Friday, January 23, 2009

Financials are overpaid

It is one thing when the best-paid people seem to be the smartest and the most accomplished. Those who make much less may not like it, but the differential seems understandable. It is another thing when those people are shown to have committed huge mistakes that would have driven their companies out of business, and them into the unemployment line, but for government bailouts.

So it is now with Wall Street. In both Europe and the United States, antipathy toward the bailout is rising amid complaints that the money has not helped the economy by encouraging loans, but has kept the bankers in Champagne and caviar.

Wages in finance were excessively high around 1930 and from the mid 1990s until 2006, but according to Thomas Philippon of NYU and Ariell Reshef of the U of Virginia, up to half the wage differential observed in recent years can be expected to disappear.
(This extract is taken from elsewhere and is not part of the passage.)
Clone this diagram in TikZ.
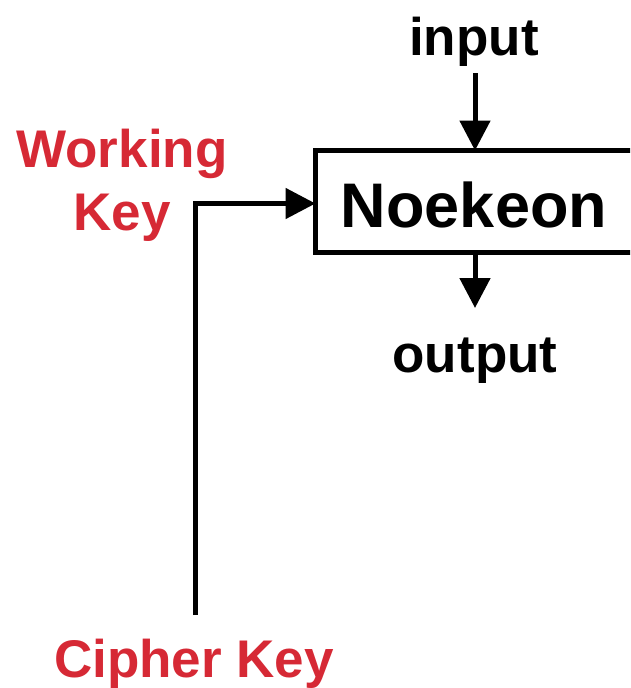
\documentclass[tikz,border=0pt]{standalone}
\usepackage{fontspec}
\setmainfont{Liberation Sans}
\usetikzlibrary{arrows.meta}
\definecolor{keyred}{RGB}{214,41,53}
\begin{document}
\begin{tikzpicture}[x=1pt,y=-1pt,
  wire/.style={line width=5pt},
  arr/.style={wire,-{Triangle[length=30pt,width=30pt]}},
  lbl/.style={font=\fontsize{53}{60}\selectfont\bfseries,anchor=base,inner sep=0pt},
  keylbl/.style={lbl,text=keyred}]
\useasboundingbox (0,0) rectangle (630,688);
\begin{scope}
\clip (0,0) rectangle (630,688);
% cipher block (right edge runs past the page)
\draw[wire] (315.5,150.5) rectangle (660,252);
\end{scope}
\node[lbl,font=\fontsize{63}{70}\selectfont\bfseries] (noek) at (474,227) {Noekeon};
\coordinate (boxtop) at (475,150.5);
\coordinate (boxbot) at (475,252);
\coordinate (boxleft) at (315.5,203.5);
% labels
\node[lbl] (in) at (474,55) {input};
\node[lbl] (out) at (475,372) {output};
\node[keylbl] (wk1) at (122,167) {Working};
\node[keylbl] (wk2) at (122,230) {Key};
\node[keylbl] (ck) at (194,677) {Cipher Key};
% connectors
\coordinate (inS) at (475,73);
\coordinate (outE) at (475,308);
\coordinate (ckT) at (195.5,615);
\coordinate (bend) at (195.5,203.5);
\draw[arr] (inS) -- (boxtop);
\draw[arr] (boxbot) -- (outE);
\draw[arr] (ckT) -- (bend) -- (boxleft);
\end{tikzpicture}
\end{document}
They won’t disappear overnight, of course. The sad story of how Merrill Lynch bosses handed out bonuses just before the Bank of America takeover was completed — and just before about $15 billion in losses materialized from Merrill’s portfolio — reinforces the suspicion that Wall Streeters see themselves as entitled to outsize paychecks even if their companies are failing.
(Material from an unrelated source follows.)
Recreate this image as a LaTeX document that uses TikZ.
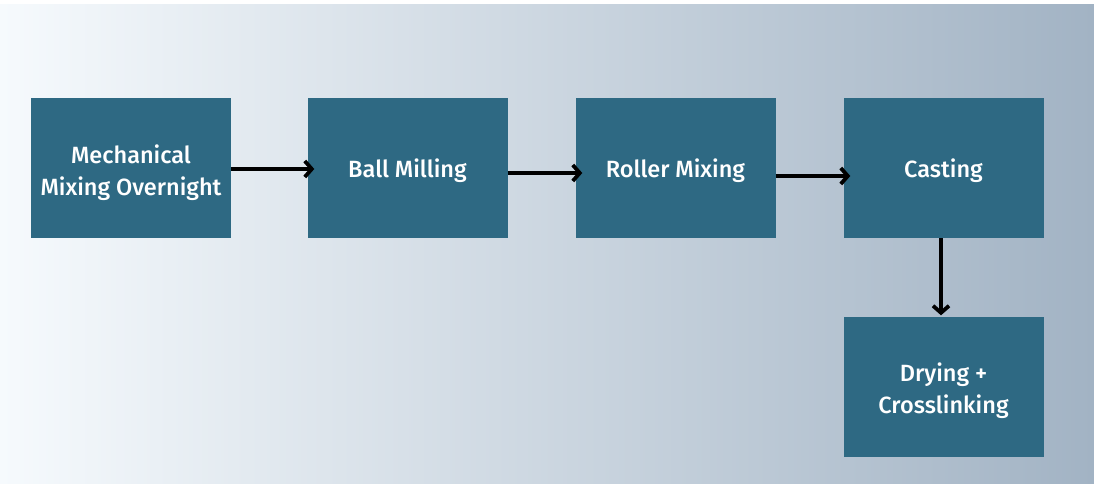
\documentclass[tikz,border=0pt]{standalone}
\usepackage{fontspec}
\setmainfont{Fira Sans}[UprightFont=* Medium]
\usetikzlibrary{arrows.meta}
\definecolor{boxblue}{HTML}{2E6983}
\definecolor{bgleft}{HTML}{F6FAFD}
\definecolor{bgright}{HTML}{A2B3C4}
\tikzset{
  stepbox/.style={fill=boxblue, draw=none, minimum width=200pt, minimum height=140pt,
    inner sep=0pt, text=white, font=\fontsize{23.5pt}{32pt}\selectfont, align=center},
  oneline/.style={text height=18pt, text depth=0pt},
  % two-line text: the box baseline is the last line
  twoline/.style={text height=54pt, text depth=0pt},
  flow/.style={line width=3.8pt, -{Straight Barb[length=7pt,width=16pt,line width=3.8pt]}}
}
\begin{document}
\begin{tikzpicture}[x=1pt,y=-1pt]
  \useasboundingbox (0,0) rectangle (1094,484);
  \fill[white] (0,0) rectangle (1094,484);
  \shade[left color=bgleft, right color=bgright] (0,5) rectangle (1094,484);
  % process steps
  \node[stepbox, twoline] (mix)  at (131,168)     {Mechanical\\Mixing Overnight};
  \node[stepbox, oneline] (ball) at (407.5,168)   {Ball Milling};
  \node[stepbox, oneline] (roll) at (675.5,168)   {Roller Mixing};
  \node[stepbox, oneline] (cast) at (943.5,168)   {Casting};
  \node[stepbox, twoline] (dry)  at (943.5,386.5) {Drying +\\Crosslinking};
  % connectors; the horizontal heads reach a little into the next box
  \draw[flow, shorten >=-7pt] (mix.east |- 0,169) -- (ball.west |- 0,169);
  \draw[flow, shorten >=-7pt] (ball.east |- 0,173) -- (roll.west |- 0,173);
  \draw[flow, shorten >=-7pt] (roll.east |- 0,176) -- (cast.west |- 0,176);
  \draw[flow, shorten >=1pt] (cast.south -| 941,0) -- (dry.north -| 941,0);
\end{tikzpicture}
\end{document}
It may be no accident that New York City, the country’s financial capital, went broke in the 1970s as financial industry wages approached their low point. Nor is it surprising that Manhattan real estate prices soared in the 1990s and early in this decade, as multimillion-dollar Wall Street bonuses pushed up demand for high-end apartments. If relative wages are set to decline, the pain in New York could be greater than in other regions.

There is also the lure of increasing financial innovation, which they say is least likely to occur when there is more regulation. By the peak of the credit boom, rating agencies were essential to financial innovation; they had developed models that somehow proved that there was little risk for investors who put up most of the money for very risky loans. The models turned out to be very wrong. People are convinced that less financial innovation could be good for a time, and that this crisis has shown to all that much more regulation is needed.

And the society as a whole could benefit from a flow to other industries since no people want see a third of our best brains placed in the financial sector.